Source code of charts:
------------------------------------------------------------------------

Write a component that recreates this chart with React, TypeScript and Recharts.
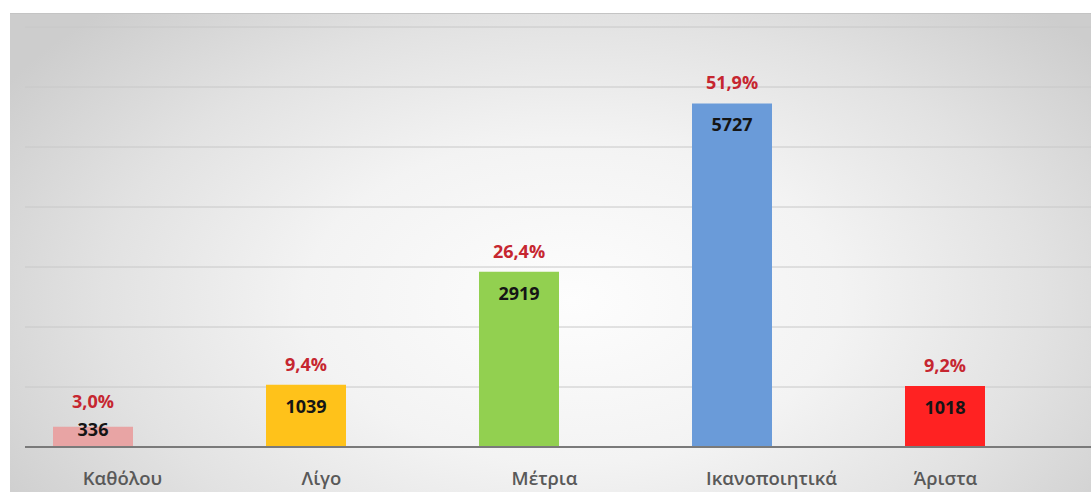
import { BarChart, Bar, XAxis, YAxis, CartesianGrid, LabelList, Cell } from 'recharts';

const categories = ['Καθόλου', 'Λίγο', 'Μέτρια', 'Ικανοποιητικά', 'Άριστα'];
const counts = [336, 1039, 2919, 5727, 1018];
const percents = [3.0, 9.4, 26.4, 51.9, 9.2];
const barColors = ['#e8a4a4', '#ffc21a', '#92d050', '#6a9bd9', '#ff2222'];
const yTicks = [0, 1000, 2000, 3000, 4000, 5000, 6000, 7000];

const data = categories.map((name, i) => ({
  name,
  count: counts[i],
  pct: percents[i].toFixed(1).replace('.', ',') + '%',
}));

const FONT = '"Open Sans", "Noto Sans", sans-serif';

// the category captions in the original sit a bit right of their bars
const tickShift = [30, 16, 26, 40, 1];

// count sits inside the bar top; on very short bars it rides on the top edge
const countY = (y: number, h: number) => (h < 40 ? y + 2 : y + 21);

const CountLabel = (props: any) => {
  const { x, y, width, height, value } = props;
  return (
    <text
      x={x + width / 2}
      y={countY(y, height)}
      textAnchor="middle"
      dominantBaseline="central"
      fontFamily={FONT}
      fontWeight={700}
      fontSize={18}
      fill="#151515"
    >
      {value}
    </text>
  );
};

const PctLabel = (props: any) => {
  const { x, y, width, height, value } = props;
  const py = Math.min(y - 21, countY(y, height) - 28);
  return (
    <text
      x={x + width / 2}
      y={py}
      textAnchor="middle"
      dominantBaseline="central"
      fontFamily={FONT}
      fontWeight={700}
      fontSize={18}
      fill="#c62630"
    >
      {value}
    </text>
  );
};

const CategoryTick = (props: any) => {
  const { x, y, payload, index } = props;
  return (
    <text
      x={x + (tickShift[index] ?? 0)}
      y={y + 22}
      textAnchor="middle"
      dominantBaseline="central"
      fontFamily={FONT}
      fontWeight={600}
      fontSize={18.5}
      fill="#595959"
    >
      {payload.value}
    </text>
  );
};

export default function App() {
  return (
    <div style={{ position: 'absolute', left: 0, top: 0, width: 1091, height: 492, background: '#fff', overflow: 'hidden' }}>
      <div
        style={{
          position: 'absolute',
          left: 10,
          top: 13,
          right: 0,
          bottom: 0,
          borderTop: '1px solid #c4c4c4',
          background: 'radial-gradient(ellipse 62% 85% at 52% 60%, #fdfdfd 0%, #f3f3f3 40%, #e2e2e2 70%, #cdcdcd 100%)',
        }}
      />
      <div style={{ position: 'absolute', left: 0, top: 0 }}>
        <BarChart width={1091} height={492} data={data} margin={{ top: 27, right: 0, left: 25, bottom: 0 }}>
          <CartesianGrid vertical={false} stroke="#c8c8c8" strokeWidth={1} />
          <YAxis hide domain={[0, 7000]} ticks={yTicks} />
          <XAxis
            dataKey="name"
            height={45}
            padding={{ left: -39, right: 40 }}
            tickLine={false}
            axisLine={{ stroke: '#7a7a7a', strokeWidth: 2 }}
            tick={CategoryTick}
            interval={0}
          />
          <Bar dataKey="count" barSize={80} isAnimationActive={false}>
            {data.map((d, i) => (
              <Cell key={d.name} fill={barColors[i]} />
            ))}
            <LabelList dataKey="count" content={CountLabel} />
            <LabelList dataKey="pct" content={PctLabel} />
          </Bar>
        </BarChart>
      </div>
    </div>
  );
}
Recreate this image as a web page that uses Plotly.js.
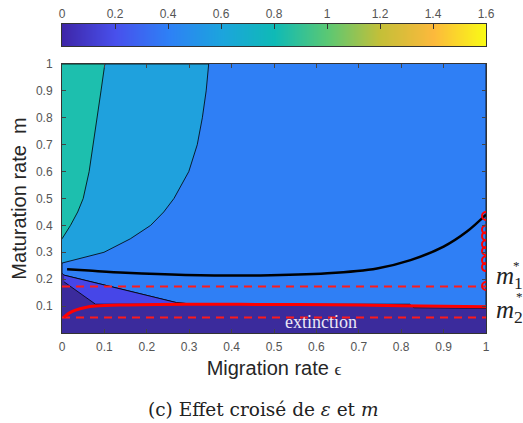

------------------------------------------------------------------------

Aim:
Pull every line containing the word "that" out of the material.

Task solution:
Write a component that recreates this chart with React, TypeScript and Recharts.
Recreate this image as a web page that uses Plotly.js.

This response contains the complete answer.